HANDCRAFTING CHARACTERS

Production designer Guy Davis, a frequent del Toro creative collaborator, designed expressive character puppets that would meet the demands of a stop-motion animation workflow. Director of character fabrication Georgina Hayns worked closely with Mackinnon & Saunders, an industry leader in stop-motion puppet production, to transform Davis’ designs into workable figures with robust attributes. 

“Throughout the process, Guillermo was heavily involved in the look of the puppets on all levels,” Hayns recalls. Centro Internacional de Animación, a Guadalajara-based animation studio founded by del Toro, also functioned as a second unit puppet department. 

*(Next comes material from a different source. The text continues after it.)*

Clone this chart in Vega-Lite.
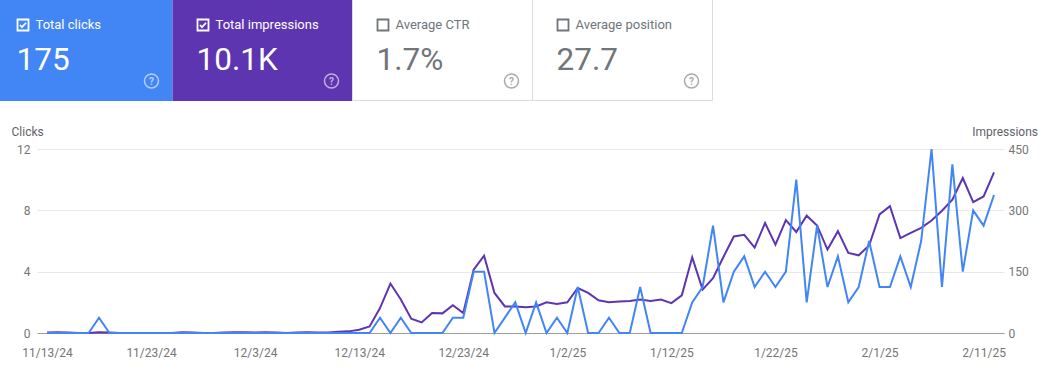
{
  "$schema": "https://vega.github.io/schema/vega-lite/v6.json",
  "padding": 0,
  "background": "white",
  "spacing": 24,
  "config": {"view": {"stroke": null}, "font": "Roboto"},
  "vconcat": [
    {
      "width": 713,
      "height": 101,
      "data": {"values": [
        {"card": "Total clicks", "value": "175", "state": "on"},
        {"card": "Total impressions", "value": "10.1K", "state": "on"},
        {"card": "Average CTR", "value": "1.7%", "state": "off"},
        {"card": "Average position", "value": "27.7", "state": "off"}
      ]},
      "encoding": {
        "x": {"field": "card", "type": "nominal", "sort": null, "axis": null,
              "scale": {"range": [-7.5, 712.5], "paddingInner": 0, "paddingOuter": 0}}
      },
      "layer": [
        {
          "mark": {"type": "rect", "clip": true},
          "encoding": {
            "fill": {"field": "card", "type": "nominal", "sort": null, "legend": null,
                     "scale": {"range": ["#4285f4", "#5e35b1", "#ffffff", "#ffffff"]}}
          }
        },
        {
          "transform": [{"filter": "datum.state === 'off'"}],
          "mark": {"type": "rect", "clip": true, "filled": false, "stroke": "#dadce0", "strokeWidth": 1, "y": -1, "y2": 100.5}
        },
        {
          "mark": {"type": "point", "shape": "square", "filled": false, "size": 121, "strokeWidth": 1.8, "xOffset": 30.5, "y": 25, "opacity": 1},
          "encoding": {
            "x": {"field": "card", "type": "nominal", "bandPosition": 0},
            "color": {"field": "state", "type": "nominal", "legend": null,
                      "scale": {"domain": ["on", "off"], "range": ["#ffffff", "#70757a"]}}
          }
        },
        {
          "transform": [{"filter": "datum.state === 'on'"}],
          "mark": {"type": "point", "shape": "M-0.6,0 L-0.2,0.42 L0.62,-0.45", "filled": false, "size": 100, "strokeWidth": 1.8, "xOffset": 30.5, "y": 25, "opacity": 1},
          "encoding": {
            "x": {"field": "card", "type": "nominal", "bandPosition": 0},
            "color": {"field": "state", "type": "nominal", "legend": null}
          }
        },
        {
          "mark": {"type": "text", "align": "left", "baseline": "alphabetic", "dx": 43, "y": 28.5, "fontSize": 13, "font": "Roboto"},
          "encoding": {
            "x": {"field": "card", "type": "nominal", "bandPosition": 0},
            "text": {"field": "card"},
            "color": {"field": "state", "type": "nominal", "legend": null}
          }
        },
        {
          "mark": {"type": "text", "align": "left", "baseline": "alphabetic", "dx": 24, "y": 70, "fontSize": 31.5, "font": "Roboto"},
          "encoding": {
            "x": {"field": "card", "type": "nominal", "bandPosition": 0},
            "text": {"field": "value"},
            "color": {"field": "state", "type": "nominal", "legend": null}
          }
        },
        {
          "mark": {"type": "point", "shape": "circle", "filled": false, "size": 196, "strokeWidth": 1.5, "xOffset": -21, "y": 81, "opacity": 0.6},
          "encoding": {
            "x": {"field": "card", "type": "nominal", "bandPosition": 1},
            "color": {"field": "state", "type": "nominal", "legend": null}
          }
        },
        {
          "mark": {"type": "text", "align": "center", "baseline": "middle", "dx": -21, "y": 81.5, "fontSize": 10, "fontWeight": "bold", "font": "Roboto", "text": "?", "opacity": 0.6},
          "encoding": {
            "x": {"field": "card", "type": "nominal", "bandPosition": 1},
            "color": {"field": "state", "type": "nominal", "legend": null}
          }
        }
      ]
    },
    {
      "spacing": 0,
      "hconcat": [
        {
          "width": 1,
          "height": 1,
          "data": {"values": []},
          "mark": "point",
          "encoding": {}
        },
        {
          "width": 967,
          "height": 184,
          "data": {"values": [
            {"date": "2024-11-13", "clicks": 0, "impressions": 1},
            {"date": "2024-11-14", "clicks": 0, "impressions": 2},
            {"date": "2024-11-15", "clicks": 0, "impressions": 1},
            {"date": "2024-11-16", "clicks": 0, "impressions": 0},
            {"date": "2024-11-17", "clicks": 0, "impressions": 0},
            {"date": "2024-11-18", "clicks": 1, "impressions": 2},
            {"date": "2024-11-19", "clicks": 0, "impressions": 1},
            {"date": "2024-11-20", "clicks": 0, "impressions": 0},
            {"date": "2024-11-21", "clicks": 0, "impressions": 0},
            {"date": "2024-11-22", "clicks": 0, "impressions": 0},
            {"date": "2024-11-23", "clicks": 0, "impressions": 0},
            {"date": "2024-11-24", "clicks": 0, "impressions": 0},
            {"date": "2024-11-25", "clicks": 0, "impressions": 0},
            {"date": "2024-11-26", "clicks": 0, "impressions": 2},
            {"date": "2024-11-27", "clicks": 0, "impressions": 1},
            {"date": "2024-11-28", "clicks": 0, "impressions": 0},
            {"date": "2024-11-29", "clicks": 0, "impressions": 0},
            {"date": "2024-11-30", "clicks": 0, "impressions": 1},
            {"date": "2024-12-01", "clicks": 0, "impressions": 2},
            {"date": "2024-12-02", "clicks": 0, "impressions": 2},
            {"date": "2024-12-03", "clicks": 0, "impressions": 1},
            {"date": "2024-12-04", "clicks": 0, "impressions": 2},
            {"date": "2024-12-05", "clicks": 0, "impressions": 1},
            {"date": "2024-12-06", "clicks": 0, "impressions": 0},
            {"date": "2024-12-07", "clicks": 0, "impressions": 1},
            {"date": "2024-12-08", "clicks": 0, "impressions": 2},
            {"date": "2024-12-09", "clicks": 0, "impressions": 1},
            {"date": "2024-12-10", "clicks": 0, "impressions": 1},
            {"date": "2024-12-11", "clicks": 0, "impressions": 3},
            {"date": "2024-12-12", "clicks": 0, "impressions": 4},
            {"date": "2024-12-13", "clicks": 0, "impressions": 8},
            {"date": "2024-12-14", "clicks": 0, "impressions": 16},
            {"date": "2024-12-15", "clicks": 1, "impressions": 61},
            {"date": "2024-12-16", "clicks": 0, "impressions": 121},
            {"date": "2024-12-17", "clicks": 1, "impressions": 82},
            {"date": "2024-12-18", "clicks": 0, "impressions": 35},
            {"date": "2024-12-19", "clicks": 0, "impressions": 26},
            {"date": "2024-12-20", "clicks": 0, "impressions": 49},
            {"date": "2024-12-21", "clicks": 0, "impressions": 48},
            {"date": "2024-12-22", "clicks": 1, "impressions": 68},
            {"date": "2024-12-23", "clicks": 1, "impressions": 49},
            {"date": "2024-12-24", "clicks": 4, "impressions": 155},
            {"date": "2024-12-25", "clicks": 4, "impressions": 189},
            {"date": "2024-12-26", "clicks": 0, "impressions": 98},
            {"date": "2024-12-27", "clicks": 1, "impressions": 65},
            {"date": "2024-12-28", "clicks": 2, "impressions": 65},
            {"date": "2024-12-29", "clicks": 0, "impressions": 63},
            {"date": "2024-12-30", "clicks": 2, "impressions": 65},
            {"date": "2024-12-31", "clicks": 0, "impressions": 75},
            {"date": "2025-01-01", "clicks": 1, "impressions": 71},
            {"date": "2025-01-02", "clicks": 0, "impressions": 75},
            {"date": "2025-01-03", "clicks": 3, "impressions": 110},
            {"date": "2025-01-04", "clicks": 0, "impressions": 98},
            {"date": "2025-01-05", "clicks": 0, "impressions": 80},
            {"date": "2025-01-06", "clicks": 1, "impressions": 75},
            {"date": "2025-01-07", "clicks": 0, "impressions": 77},
            {"date": "2025-01-08", "clicks": 0, "impressions": 78},
            {"date": "2025-01-09", "clicks": 3, "impressions": 82},
            {"date": "2025-01-10", "clicks": 0, "impressions": 78},
            {"date": "2025-01-11", "clicks": 0, "impressions": 82},
            {"date": "2025-01-12", "clicks": 0, "impressions": 73},
            {"date": "2025-01-13", "clicks": 0, "impressions": 92},
            {"date": "2025-01-14", "clicks": 2, "impressions": 185},
            {"date": "2025-01-15", "clicks": 3, "impressions": 106},
            {"date": "2025-01-16", "clicks": 7, "impressions": 134},
            {"date": "2025-01-17", "clicks": 2, "impressions": 186},
            {"date": "2025-01-18", "clicks": 4, "impressions": 236},
            {"date": "2025-01-19", "clicks": 5, "impressions": 240},
            {"date": "2025-01-20", "clicks": 3, "impressions": 209},
            {"date": "2025-01-21", "clicks": 4, "impressions": 269},
            {"date": "2025-01-22", "clicks": 3, "impressions": 216},
            {"date": "2025-01-23", "clicks": 4, "impressions": 276},
            {"date": "2025-01-24", "clicks": 10, "impressions": 247},
            {"date": "2025-01-25", "clicks": 2, "impressions": 287},
            {"date": "2025-01-26", "clicks": 7, "impressions": 263},
            {"date": "2025-01-27", "clicks": 3, "impressions": 204},
            {"date": "2025-01-28", "clicks": 5, "impressions": 249},
            {"date": "2025-01-29", "clicks": 2, "impressions": 196},
            {"date": "2025-01-30", "clicks": 3, "impressions": 190},
            {"date": "2025-01-31", "clicks": 6, "impressions": 214},
            {"date": "2025-02-01", "clicks": 3, "impressions": 290},
            {"date": "2025-02-02", "clicks": 3, "impressions": 310},
            {"date": "2025-02-03", "clicks": 5, "impressions": 232},
            {"date": "2025-02-04", "clicks": 3, "impressions": 245},
            {"date": "2025-02-05", "clicks": 6, "impressions": 257},
            {"date": "2025-02-06", "clicks": 12, "impressions": 275},
            {"date": "2025-02-07", "clicks": 3, "impressions": 299},
            {"date": "2025-02-08", "clicks": 11, "impressions": 326},
            {"date": "2025-02-09", "clicks": 4, "impressions": 379},
            {"date": "2025-02-10", "clicks": 8, "impressions": 320},
            {"date": "2025-02-11", "clicks": 7, "impressions": 334},
            {"date": "2025-02-12", "clicks": 9, "impressions": 393}
          ]},
          "encoding": {
            "x": {
              "field": "date", "type": "temporal",
              "scale": {"type": "utc", "padding": 10, "nice": false},
              "axis": {
                "title": null,
                "values": [
                  {"year": 2024, "month": 11, "date": 13, "utc": true},
                  {"year": 2024, "month": 11, "date": 23, "utc": true},
                  {"year": 2024, "month": 12, "date": 3, "utc": true},
                  {"year": 2024, "month": 12, "date": 13, "utc": true},
                  {"year": 2024, "month": 12, "date": 23, "utc": true},
                  {"year": 2025, "month": 1, "date": 2, "utc": true},
                  {"year": 2025, "month": 1, "date": 12, "utc": true},
                  {"year": 2025, "month": 1, "date": 22, "utc": true},
                  {"year": 2025, "month": 2, "date": 1, "utc": true},
                  {"year": 2025, "month": 2, "date": 11, "utc": true}
                ],
                "format": "%-m/%-d/%y",
                "labelFont": "Roboto", "labelFontSize": 12, "labelColor": "#757575",
                "labelPadding": 14, "labelFlush": false, "labelOverlap": false,
                "ticks": false, "grid": false,
                "domain": true, "domainColor": "#9e9e9e", "domainWidth": 1
              }
            }
          },
          "layer": [
            {
              "mark": {"type": "line", "color": "#5e35b1", "strokeWidth": 2},
              "encoding": {
                "y": {
                  "field": "impressions", "type": "quantitative",
                  "scale": {"domain": [0, 450], "nice": false},
                  "axis": {
                    "orient": "right", "values": [0, 150, 300, 450],
                    "title": "Impressions", "titleAngle": 0, "titleAlign": "right", "titleBaseline": "middle",
                    "titleX": 33.5, "titleY": -18, "titleFont": "Roboto", "titleFontSize": 12, "titleFontWeight": "normal", "titleColor": "#5f6368",
                    "labelFont": "Roboto", "labelFontSize": 12, "labelColor": "#757575", "labelPadding": 4,
                    "ticks": false, "domain": false, "grid": false
                  }
                }
              }
            },
            {
              "mark": {"type": "line", "color": "#4285f4", "strokeWidth": 2},
              "encoding": {
                "y": {
                  "field": "clicks", "type": "quantitative",
                  "scale": {"domain": [0, 12], "nice": false},
                  "axis": {
                    "orient": "left", "values": [0, 4, 8, 12],
                    "title": "Clicks", "titleAngle": 0, "titleAlign": "left", "titleBaseline": "middle",
                    "titleX": -26, "titleY": -18, "titleFont": "Roboto", "titleFontSize": 12, "titleFontWeight": "normal", "titleColor": "#5f6368",
                    "labelFont": "Roboto", "labelFontSize": 12, "labelColor": "#757575",
                    "ticks": true, "tickSize": 35, "tickColor": "transparent", "labelPadding": -28,
                    "domain": false, "grid": true, "gridColor": "#e8e8e8", "gridWidth": 1
                  }
                }
              }
            }
          ],
          "resolve": {"scale": {"y": "independent"}}
        }
      ]
    }
  ]
}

Each character began as a clay maquette, which evolved into a full working puppet sculpt with detailed features and costume elements. The fabrication team referenced painters from around the turn of the 20th century, particularly the work of Norman Rockwell and Andrew Wyeth. Animation supervisor Brian Leif Hansen began developing the puppets’ movements with a series of preliminary tests of Geppetto’s hands on ball-and-socket rigs interacting with props.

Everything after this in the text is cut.